What you should do = Print the lines of the listing below verbatim from its first line through the line bearing "from matplotlib.patches import". Any pictures are to be omitted.

Provided material =
** start **
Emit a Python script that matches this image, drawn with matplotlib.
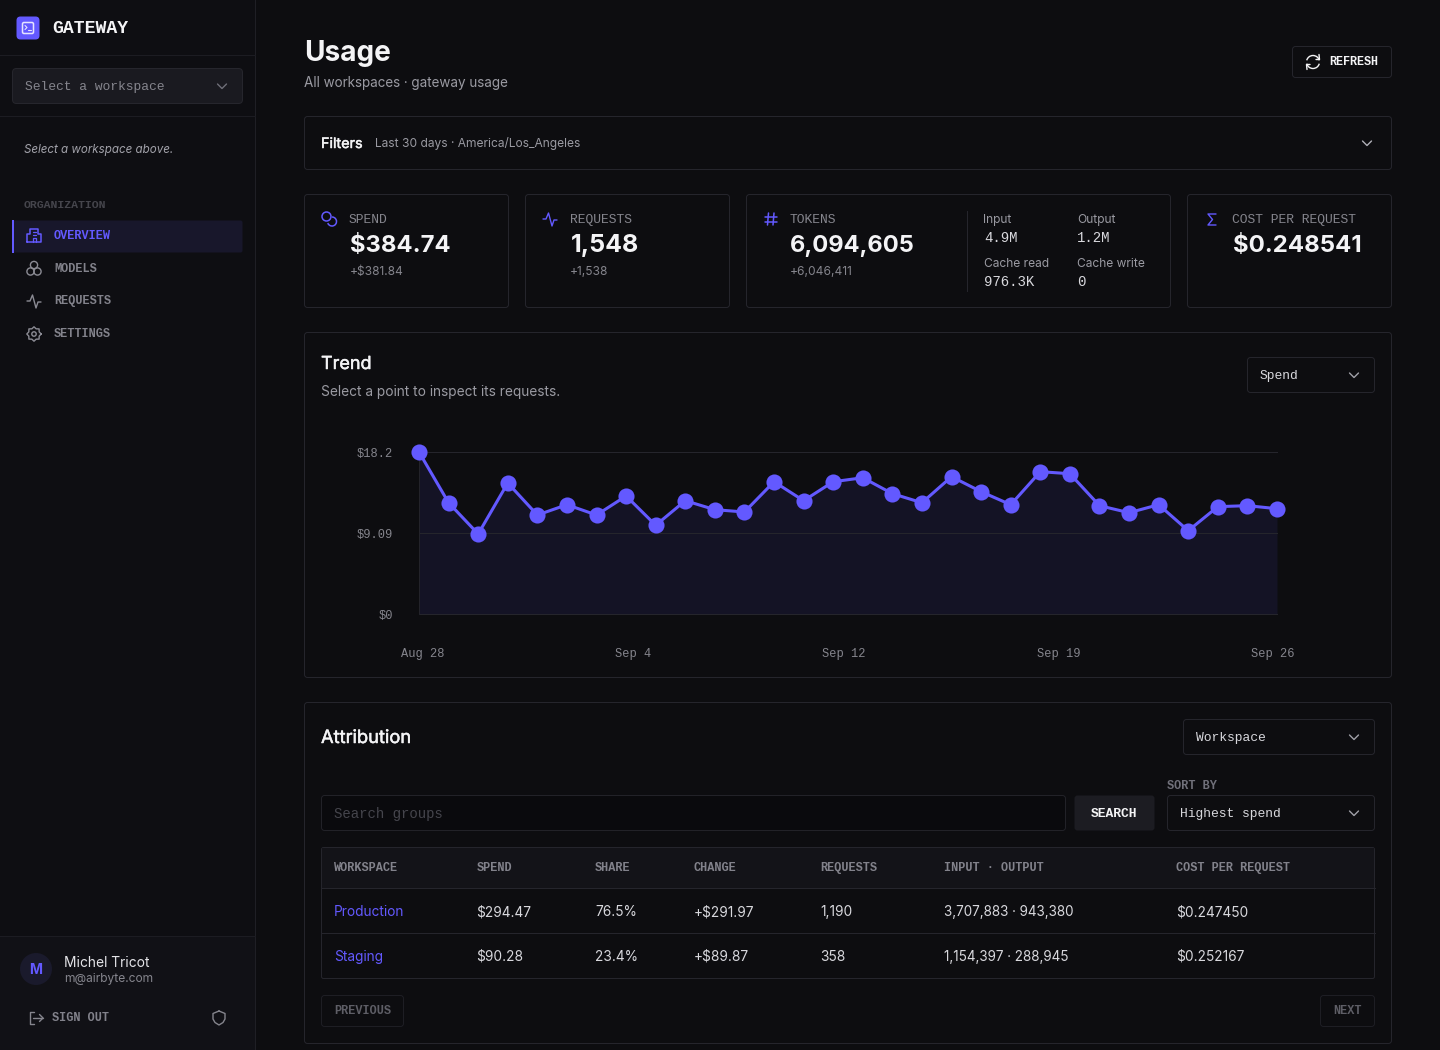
import numpy as np
import matplotlib
matplotlib.use('Agg')
import matplotlib.pyplot as plt
import matplotlib.patheffects as pe
from matplotlib.patches import FancyBboxPatch, Circle, Rectangle, Arc

# daily spend
spend = [18.2, 12.50, 8.99, 14.72, 11.12, 12.28, 11.12, 13.26, 9.97, 12.73,
         11.72, 11.46, 14.86, 12.73, 14.86, 15.31, 13.52, 12.50, 15.43, 13.74,
         12.28, 15.99, 15.76, 12.17, 11.38, 12.28, 9.36, 12.06, 12.17, 11.83]
y_ticks = [0, 9.09, 18.2]
y_labels = ['$0', '$9.09', '$18.2']
x_labels = ['Aug 28', 'Sep 4', 'Sep 12', 'Sep 19', 'Sep 26']

nav_items = ['OVERVIEW', 'MODELS', 'REQUESTS', 'SETTINGS']
table_head = ['WORKSPACE', 'SPEND', 'SHARE', 'CHANGE', 'REQUESTS', 'INPUT · OUTPUT', 'COST PER REQUEST']
row_production = ['Production', '$294.47', '76.5%', '+$291.97', '1,190', '3,707,883 · 943,380', '$0.247450']
row_staging = ['Staging', '$90.28', '23.4%', '+$89.87', '358', '1,154,397 · 288,945', '$0.252167']

BG = '#0d0d10'
SIDE = '#0e0e12'
LINE = '#25252c'
ACCENT = '#6359ff'
WHITE = '#f4f4f6'
TEXT = '#d8d8dd'
MUTED = '#8b8b94'
SANS = 'Inter'
MONO = 'Liberation Mono'

fig = plt.figure(figsize=(14.4, 10.5), dpi=100, facecolor=BG)
ui = fig.add_axes([0, 0, 1, 1])
ui.set_xlim(0, 1440)
ui.set_ylim(1050, 0)
ui.axis('off')


def box(x0, y0, x1, y1, fc=BG, ec=LINE, r=4, lw=0.72):
    # half pixel inset so a 1px border stays crisp
    ui.add_patch(FancyBboxPatch((x0 + 0.5, y0 + 0.5), x1 - x0 - 1, y1 - y0 - 1,
                                boxstyle='round,pad=0,rounding_size=%g' % r, fc=fc, ec=ec, lw=lw))


def txt(x, y, s, px=13.6, color=TEXT, font=SANS, weight='normal', ha='left', style='normal', medium=False):
    t = ui.text(x, y, s, fontsize=px * 0.72, color=color, family=font, weight=weight, ha=ha, va='baseline', style=style)
    if medium:
        t.set_path_effects([pe.withStroke(linewidth=0.35, foreground=color)])


def stroke(xs, ys, color=MUTED, lw=1.0):
    ui.plot(xs, ys, color=color, lw=lw, solid_capstyle='round', solid_joinstyle='round')


def chevron(x, y, color=MUTED):
    stroke([x - 4.5, x, x + 4.5], [y - 2, y + 2.5, y - 2], color)


def pulse(x, y, color, lw=1.0):
    stroke([x - 7, x - 4, x - 1.5, x + 2, x + 4, x + 7], [y, y, y - 6, y + 7, y + 1, y + 1], color, lw)


# sidebar
ui.add_patch(Rectangle((0, 0), 255, 1050, fc=SIDE, ec='none'))
ui.add_patch(Rectangle((0, 936), 255, 114, fc='#111116', ec='none'))
ui.plot([255, 255], [0, 1050], color='#1f1f25', lw=0.72)
for yy in [55, 116, 936]:
    ui.plot([0, 255], [yy, yy], color='#1c1c22', lw=0.72)

box(16, 16, 40, 40, fc=ACCENT, ec='none', r=4)
box(22, 22, 34, 34, fc='none', ec='#e6e4ff', r=1.5, lw=1.1)
stroke([25, 27, 25], [25.5, 27.5, 29.5], '#e6e4ff', 0.8)
stroke([28, 31], [29.5, 29.5], '#e6e4ff', 0.8)
txt(52, 33, 'GATEWAY', 18.2, WHITE, MONO, 'bold')

box(12, 68, 243, 104, fc='#1a1a20', ec='#26262d', r=4)
txt(25, 90, 'Select a workspace', 13, '#85858d', MONO)
chevron(222, 86, '#6f6f78')
txt(24, 153, 'Select a workspace above.', 11.6, '#a2a2aa', SANS, style='italic')
txt(24, 208, 'ORGANIZATION', 11.5, '#45454c', MONO, 'bold')

box(12, 220, 243, 253, fc='#18172b', ec='none', r=2)
ui.add_patch(Rectangle((12, 220), 2, 33, fc=ACCENT, ec='none'))
for name, base in zip(nav_items, [239, 272, 304, 337]):
    txt(54, base, name, 11.9, ACCENT if name == 'OVERVIEW' else '#82828b', MONO, 'bold')

# nav icons
stroke([27, 27, 30, 30, 38, 38, 41, 41, 27], [242, 234, 234, 229, 229, 234, 234, 242, 242], ACCENT, 1.1)
stroke([33, 33, 36, 36], [242, 238, 238, 242], ACCENT, 0.9)
stroke([32.5, 35.5], [232, 232], ACCENT, 0.9)
stroke([32.5, 35.5], [235, 235], ACCENT, 0.9)
for cx, cy in [(34, 265), (30.5, 271.5), (37.5, 271.5)]:
    ui.add_patch(Circle((cx, cy), 3.6, fc='none', ec='#8b8b94', lw=1.0))
pulse(34, 301, '#8b8b94', 1.0)
ui.add_patch(Circle((34, 334), 2.2, fc='none', ec='#8b8b94', lw=1.0))
gear_a = np.radians(np.arange(0, 361, 22.5))
gear_r = np.where(np.arange(17) % 2 == 0, 7.2, 5.6)
stroke(34 + gear_r * np.cos(gear_a), 334 + gear_r * np.sin(gear_a), '#8b8b94', 1.0)

# user block
ui.add_patch(Circle((36, 969), 16, fc='#1a1a2c', ec='none'))
txt(36, 974, 'M', 14, ACCENT, SANS, 'bold', ha='center')
txt(64, 967, 'Michel Tricot', 13.8, '#e4e4e8')
txt(64, 982, 'm@airbyte.com', 12, '#85858d')
stroke([34, 30, 30, 34], [1012, 1012, 1024, 1024], '#85858d', 1.0)
stroke([33, 43], [1018, 1018], '#85858d', 1.0)
stroke([39.5, 43, 39.5], [1014.5, 1018, 1021.5], '#85858d', 1.0)
txt(52, 1021, 'SIGN OUT', 11.9, '#82828b', MONO, 'bold')
stroke([219, 225, 225, 223, 219, 215, 213, 213, 219], [1011, 1013.5, 1019, 1022.5, 1025, 1022.5, 1019, 1013.5, 1011], '#85858d', 1.0)

# header
txt(304.5, 61, 'Usage', 28, WHITE, SANS, 'bold')
txt(304.5, 87, 'All workspaces · gateway usage', 13.5, '#9a9aa2')
box(1292, 46, 1392, 78, fc=BG, r=3)
ui.add_patch(Arc((1313, 62), 13, 13, theta1=195, theta2=345, ec=WHITE, lw=1.0))
ui.add_patch(Arc((1313, 62), 13, 13, theta1=15, theta2=165, ec=WHITE, lw=1.0))
stroke([1319, 1319.5, 1316], [54.5, 59.5, 59.5], WHITE, 1.0)
stroke([1307, 1306.5, 1310], [69.5, 64.5, 64.5], WHITE, 1.0)
txt(1329, 65, 'REFRESH', 11.7, WHITE, MONO, 'bold')

# filters
box(304, 116, 1392, 170, fc=BG, r=3)
txt(321, 148, 'Filters', 14.4, WHITE, SANS, medium=True)
txt(375, 147, 'Last 30 days · America/Los_Angeles', 12, '#9a9aa2')
chevron(1367, 143, '#b0b0b8')

# stat cards
for x0, x1 in [(304, 509), (525, 730), (746, 1171), (1187, 1392)]:
    box(x0, 194, x1, 308, fc=BG, r=3)
txt(349, 223, 'SPEND', 13, '#85858d', MONO)
txt(350, 252, '$384.74', 23.8, WHITE, SANS, 'bold')
txt(349.5, 275, '+$381.84', 12, '#85858d')
txt(570, 223, 'REQUESTS', 13, '#85858d', MONO)
txt(571, 252, '1,548', 25, WHITE, SANS, 'bold')
txt(570, 275, '+1,538', 12, '#85858d')
txt(790, 223, 'TOKENS', 13, '#85858d', MONO)
txt(790, 252, '6,094,605', 23.6, WHITE, SANS, 'bold')
txt(790, 275, '+6,046,411', 12, '#85858d')
txt(1232, 223, 'COST PER REQUEST', 13, '#85858d', MONO)
txt(1233, 252, '$0.248541', 24, WHITE, SANS, 'bold')
ui.plot([967, 967], [211, 291], color=LINE, lw=0.72)
txt(983.5, 223, 'Input', 12, '#9a9aa2')
txt(984, 242, '4.9M', 14, TEXT, MONO)
txt(1077, 223, 'Output', 12, '#9a9aa2')
txt(1077, 242, '1.2M', 14, TEXT, MONO)
txt(983.5, 267, 'Cache read', 12, '#9a9aa2')
txt(984, 286, '976.3K', 14, TEXT, MONO)
txt(1077, 267, 'Cache write', 12, '#9a9aa2')
txt(1077, 286, '0', 14, TEXT, MONO)

# card icons
ui.add_patch(Circle((326.5, 216.5), 4.5, fc='none', ec=ACCENT, lw=1.1))
ui.add_patch(Arc((332, 221.5), 9, 9, theta1=270, theta2=160, ec=ACCENT, lw=1.1))
pulse(550, 219, ACCENT, 1.0)
stroke([768.5, 767.5], [213, 225], ACCENT, 1.1)
stroke([774, 773], [213, 225], ACCENT, 1.1)
stroke([765, 776.5], [216.5, 216.5], ACCENT, 1.1)
stroke([765, 776.5], [221.5, 221.5], ACCENT, 1.1)
stroke([1216, 1208, 1212.5, 1208, 1216], [214, 214, 219.5, 225, 225], ACCENT, 1.0)

# trend card
box(304, 332, 1392, 678, fc=BG, r=3)
txt(321, 369, 'Trend', 18, WHITE, SANS, medium=True)
txt(321, 396, 'Select a point to inspect its requests.', 13.7, '#9a9aa2')
box(1247, 357, 1375, 393, fc=BG, r=3)
txt(1260, 379, 'Spend', 13, TEXT, MONO)
chevron(1354, 375, '#a0a0a8')

# trend chart, y0 at 614 px and y max at 452 px, x from 419 to 1277 px
ax = fig.add_axes([419 / 1440, (1050 - 614) / 1050, 858 / 1440, 162 / 1050])
ax.patch.set_alpha(0)
days = np.arange(len(spend))
ax.set_xlim(0, len(spend) - 1)
ax.set_ylim(0, 18.2)
ax.fill_between(days, spend, 0, color='#141325', lw=0)
for v in y_ticks:
    ax.axhline(v, color='#25252c', lw=0.72, clip_on=False, zorder=2)
ax.plot(days, spend, color=ACCENT, lw=2.2, marker='o', ms=11.6, mew=0, clip_on=False, zorder=5)
for s in ['top', 'right', 'bottom']:
    ax.spines[s].set_visible(False)
ax.spines['left'].set_color('#23232a')
ax.spines['left'].set_linewidth(0.72)
ax.set_xticks([])
ax.set_yticks(y_ticks)
ax.set_yticklabels(y_labels, family=MONO, fontsize=12 * 0.72, color='#85858d')
ax.tick_params(axis='y', length=0, pad=18.5)
for lab, cx in zip(x_labels, [422.5, 633, 844, 1058.5, 1273]):
    txt(cx, 657, lab, 12, '#85858d', MONO, ha='center')

# attribution card
box(304, 702, 1392, 1044, fc=BG, r=3)
txt(321, 743, 'Attribution', 18.3, WHITE, SANS, medium=True)
box(1183, 719, 1375, 755, fc=BG, r=3)
txt(1196, 741, 'Workspace', 13, TEXT, MONO)
chevron(1354, 737, '#a0a0a8')
txt(1167, 789, 'SORT BY', 11.9, '#70707a', MONO, 'bold')
box(321, 795, 1066, 831, fc='#0a0a0d', ec='#222228', r=3)
txt(334, 818, 'Search groups', 14, '#45454c', MONO)
box(1074, 795, 1155, 831, fc='#1c1c22', ec='none', r=3)
txt(1091, 817, 'SEARCH', 13, WHITE, MONO, 'bold')
box(1167, 795, 1375, 831, fc=BG, r=3)
txt(1180, 817, 'Highest spend', 13, TEXT, MONO)
chevron(1354, 813, '#a0a0a8')

# table
box(321, 847, 1375, 979, fc=BG, r=2)
ui.add_patch(Rectangle((322, 848), 1052, 40, fc='#131318', ec='none'))
ui.plot([321, 1375], [888, 888], color=LINE, lw=0.72)
ui.plot([321, 1375], [933, 933], color=LINE, lw=0.72)
col_x = [334, 476.5, 595, 694, 820.5, 944, 1176.5]
for x, head in zip(col_x, table_head):
    txt(x, 871, head, 11.9, '#82828b', MONO, 'bold')
for base, row in [(916, row_production), (961, row_staging)]:
    for i, (x, val) in enumerate(zip(col_x, row)):
        txt(x, base, val, 13.5 if i == 5 else 13.7, ACCENT if i == 0 else TEXT)

box(321, 995, 404, 1027, fc=BG, ec='#1e1e24', r=3)
txt(334, 1014, 'PREVIOUS', 11.9, '#5e5e66', MONO, 'bold')
box(1320, 995, 1375, 1027, fc=BG, ec='#1e1e24', r=3)
txt(1333, 1014, 'NEXT', 11.9, '#5e5e66', MONO, 'bold')

fig.savefig('out.png', dpi=100, facecolor=BG)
** end **
Answer for this exercise =
Emit a Python script that matches this image, drawn with matplotlib.
import numpy as np
import matplotlib
matplotlib.use('Agg')
import matplotlib.pyplot as plt
import matplotlib.patheffects as pe
from matplotlib.patches import FancyBboxPatch, Circle, Rectangle, Arc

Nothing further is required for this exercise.